Wednesday, January 6, 2010
One we memorized is 1 John 3:9:
Whosoever is born of God doth not commit sin; for his seed remaineth in him: and he cannot sin, because he is born of God.
Another one we learned is John 14:15: If ye love me, keep my commandments.
You can memorize them with us if you want.
This is the new one:
Matthew 5:48 Be ye therefore perfect, even as your Father which is in heaven is perfect.
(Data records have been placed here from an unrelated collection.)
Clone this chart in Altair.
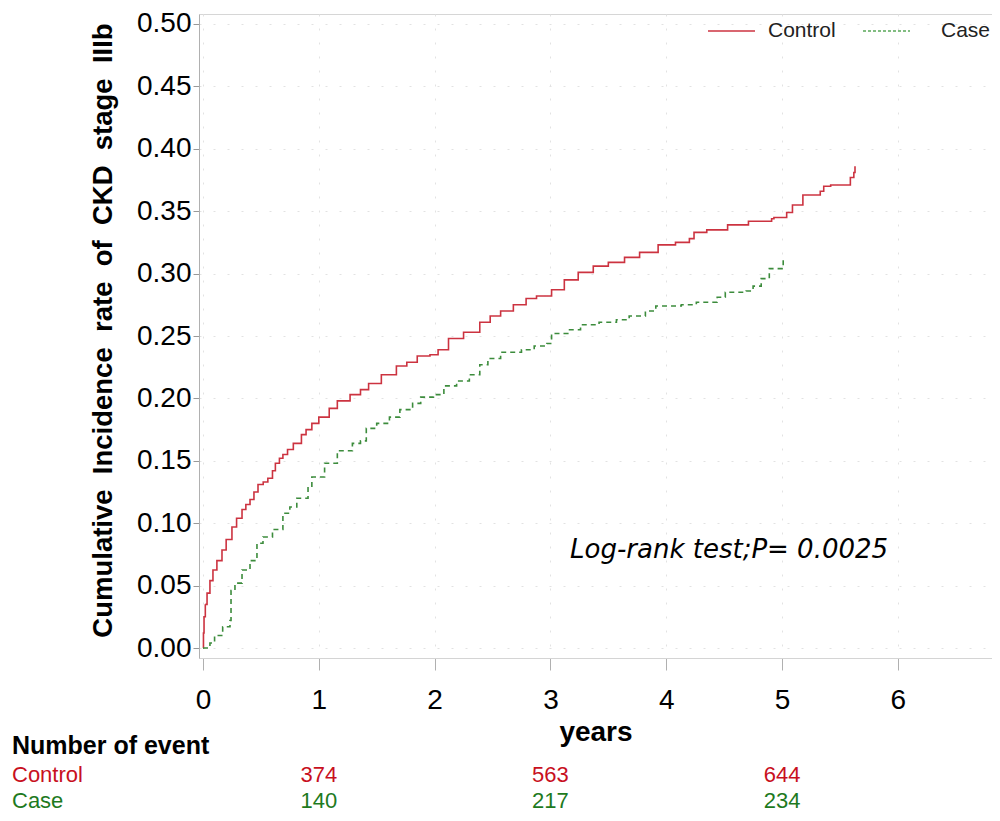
import altair as alt
import pandas as pd

# ---- data ----
control_t = [0, 0.004, 0.009, 0.02, 0.035, 0.06, 0.086, 0.12, 0.164, 0.2, 0.25, 0.29, 0.337,
             0.37, 0.406, 0.44, 0.475, 0.52, 0.56, 0.60, 0.625, 0.66, 0.69, 0.73, 0.78, 0.85,
             0.89, 0.94, 1.0, 1.09, 1.16, 1.27, 1.36, 1.43, 1.54, 1.67,
             1.76, 1.85, 1.96, 2.03, 2.12, 2.25, 2.39, 2.48, 2.57, 2.68, 2.79, 2.88, 3.01,
             3.12, 3.24, 3.37, 3.50, 3.64, 3.77, 3.93, 4.08, 4.20, 4.24, 4.35, 4.53, 4.71,
             4.91, 4.93, 5.04, 5.09, 5.18, 5.33, 5.36, 5.42, 5.59, 5.62, 5.63]
control_y = [0, 0.012, 0.025, 0.035, 0.044, 0.054, 0.0625, 0.070, 0.0785, 0.087, 0.097, 0.104, 0.111,
             0.115, 0.119, 0.125, 0.131, 0.133, 0.136, 0.142, 0.148, 0.152, 0.155, 0.159, 0.164, 0.171,
             0.175, 0.180, 0.185, 0.192, 0.198, 0.203, 0.207, 0.212, 0.219, 0.226,
             0.229, 0.234, 0.235, 0.239, 0.248, 0.253, 0.261, 0.266, 0.270, 0.275, 0.280, 0.282, 0.287,
             0.295, 0.301, 0.306, 0.309, 0.313, 0.317, 0.323, 0.325, 0.328, 0.333, 0.335, 0.339, 0.342,
             0.344, 0.345, 0.349, 0.355, 0.363, 0.366, 0.370, 0.371, 0.377, 0.381, 0.386]

case_t = [0, 0.06, 0.10, 0.17, 0.233, 0.242, 0.276, 0.337, 0.406, 0.466, 0.518, 0.60, 0.69,
          0.75, 0.81, 0.907, 0.94, 1.05, 1.16, 1.29, 1.36, 1.41, 1.50, 1.61, 1.70, 1.81, 1.88, 1.99,
          2.08, 2.19, 2.30, 2.39, 2.46, 2.57, 2.75, 2.86, 2.97, 3.01, 3.15, 3.26, 3.42, 3.57,
          3.68, 3.82, 3.91, 4.13, 4.26, 4.44, 4.51, 4.69, 4.75, 4.82, 4.89, 5.0, 5.01]
case_y = [0, 0.004, 0.010, 0.017, 0.022, 0.046, 0.052, 0.0625, 0.070, 0.084, 0.089, 0.095, 0.108,
          0.113, 0.120, 0.129, 0.137, 0.148, 0.158, 0.164, 0.166, 0.176, 0.180, 0.185, 0.191, 0.196, 0.201, 0.203,
          0.210, 0.214, 0.219, 0.227, 0.232, 0.237, 0.239, 0.242, 0.244, 0.252, 0.255, 0.259, 0.261, 0.263,
          0.266, 0.270, 0.274, 0.275, 0.277, 0.281, 0.285, 0.286, 0.290, 0.296, 0.304, 0.305, 0.313]

event_years = [1, 3, 5]
event_control = [374, 563, 644]
event_case = [140, 217, 234]

x_ticks = [0, 1, 2, 3, 4, 5, 6]
y_ticks = [0, 0.05, 0.10, 0.15, 0.20, 0.25, 0.30, 0.35, 0.40, 0.45, 0.50]

RED = "#cc3340"
GREEN = "#3c8c3c"
TXT_RED = "#c8101e"
TXT_GREEN = "#1e7a1e"
FONT = "Liberation Sans"
NB = "\u00a0"
Y_TITLE = (" " + NB).join(["Cumulative", "Incidence", "rate", "of", "CKD", "stage", "IIIb"])

df = pd.concat([
    pd.DataFrame({"t": control_t, "y": control_y, "group": "Control"}),
    pd.DataFrame({"t": case_t, "y": case_y, "group": "Case"}),
])
events = pd.DataFrame({"year": event_years, "control": event_control, "case": event_case})
one = pd.DataFrame({"a": [0]})

xs = alt.Scale(domain=[-0.0345, 6.813], nice=False, zero=False)
ys = alt.Scale(domain=[-0.008, 0.508], nice=False, zero=False)

curves = alt.Chart(df).mark_line(interpolate="step-after", strokeWidth=1.6).encode(
    x=alt.X("t:Q", scale=xs, axis=alt.Axis(
        values=x_ticks, format="d", title="years", labelFlush=False,
        labelFont=FONT, labelFontSize=28, labelColor="black", labelPadding=16,
        tickSize=12, tickColor="#b0b0b0", domainColor="#d4d4d4",
        grid=True, gridColor="#e2e2e2", gridDash=[2, 12],
        titleFont=FONT, titleFontSize=28, titleFontWeight="bold", titleColor="black",
        titlePadding=4)),
    y=alt.Y("y:Q", scale=ys, axis=alt.Axis(
        values=y_ticks, format=".2f", title=Y_TITLE,
        labelFont=FONT, labelFontSize=28, labelColor="black", labelPadding=2,
        tickSize=6, tickColor="#999999", domainColor="#b0b0b0",
        grid=True, gridColor="#e2e2e2", gridDash=[2, 12],
        titleFont=FONT, titleFontSize=27.5, titleFontWeight="bold", titleColor="black",
        titlePadding=19, titleY=316)),
    color=alt.Color("group:N", scale=alt.Scale(domain=["Control", "Case"], range=[RED, GREEN]), legend=None),
    strokeDash=alt.StrokeDash("group:N", scale=alt.Scale(domain=["Control", "Case"], range=[[1, 0], [5, 4]]), legend=None),
)

# legend (custom, top-right)
leg_red = alt.Chart(one).mark_rule(color=RED, strokeWidth=1.6).encode(
    x=alt.value(509), x2=alt.value(556), y=alt.value(17))
leg_red_t = alt.Chart(one).mark_text(text="Control", font=FONT, fontSize=21, align="left",
                                     baseline="middle", color="#222").encode(x=alt.value(569), y=alt.value(17))
leg_green = alt.Chart(one).mark_rule(color="#5aa85a", strokeWidth=1.4, strokeDash=[3, 2]).encode(
    x=alt.value(664), x2=alt.value(711), y=alt.value(17))
leg_green_t = alt.Chart(one).mark_text(text="Case", font=FONT, fontSize=21, align="left",
                                       baseline="middle", color="#222").encode(x=alt.value(742), y=alt.value(17))

annot = alt.Chart(one).mark_text(text="Log-rank test;P= 0.0025", font="DejaVu Sans", fontStyle="italic",
                                 fontSize=26, align="left", baseline="middle", color="black").encode(
    x=alt.value(371), y=alt.value(536))

# number of events table
lab_head = alt.Chart(one).mark_text(text="Number of event", font=FONT, fontSize=25, fontWeight="bold",
                                    align="left", baseline="middle", color="black").encode(
    x=alt.value(-187), y=alt.value(732))
lab_ctrl = alt.Chart(one).mark_text(text="Control", font=FONT, fontSize=22, align="left",
                                    baseline="middle", color=TXT_RED).encode(x=alt.value(-187), y=alt.value(761))
lab_case = alt.Chart(one).mark_text(text="Case", font=FONT, fontSize=22, align="left",
                                    baseline="middle", color=TXT_GREEN).encode(x=alt.value(-187), y=alt.value(787))
num_ctrl = alt.Chart(events).mark_text(font=FONT, fontSize=22, align="center", baseline="middle",
                                       color=TXT_RED).encode(
    x=alt.X("year:Q", scale=xs), y=alt.value(761), text="control:Q")
num_case = alt.Chart(events).mark_text(font=FONT, fontSize=22, align="center", baseline="middle",
                                       color=TXT_GREEN).encode(
    x=alt.X("year:Q", scale=xs), y=alt.value(787), text="case:Q")

chart = alt.layer(
    curves, leg_red, leg_red_t, leg_green, leg_green_t, annot,
    lab_head, lab_ctrl, lab_case, num_ctrl, num_case
).properties(
    width=793, height=644,
    autosize=alt.AutoSizeParams(type="none"),
    padding={"left": 191, "top": 6, "right": 0, "bottom": 155},
    background="white",
).configure_view(stroke="#d6d6d6")

chart.save("out.html", embed_options={"renderer": "svg", "actions": False})
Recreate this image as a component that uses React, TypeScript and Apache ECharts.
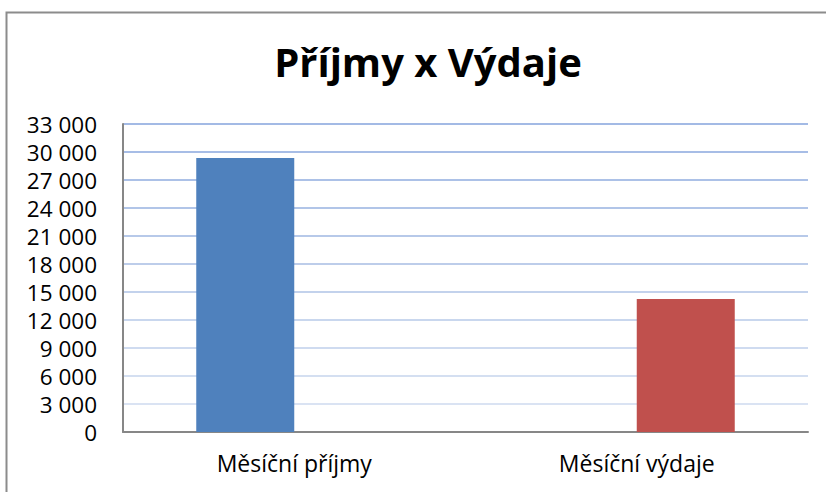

The red words are the words Jesus said.
Tuesday, January 5, 2010
Saturday, January 2, 2010
We played Wii in the den before the ball dropped. Ma asked Mom to put up a card table in her room for us to put together a jigsaw puzzle. She also wanted Will and George to put together George's Lego set in the bed with her. She likes having us in the room with her. When we leave, she rings her bell to get us back in there.
After the ball dropped the first thing we did in the new year was take communion together. We took it with bread and sparkling grape juice.
The next day we woke up, ate breakfast, played some Wii, had visitors over, ate hotdogs and then watched the Sugar Bowl with our Gators and Cincinatti. It was Tim Tebow's last game and we were glad to win. We slept over again last night but we'll go home today.
I haven't been writing in my journal much lately because I've really been into math. I finished my entire year's math book in a liitle over a month. Maybe I'll become a math whiz instead of a journalist. Who knows; I kind of go in phases.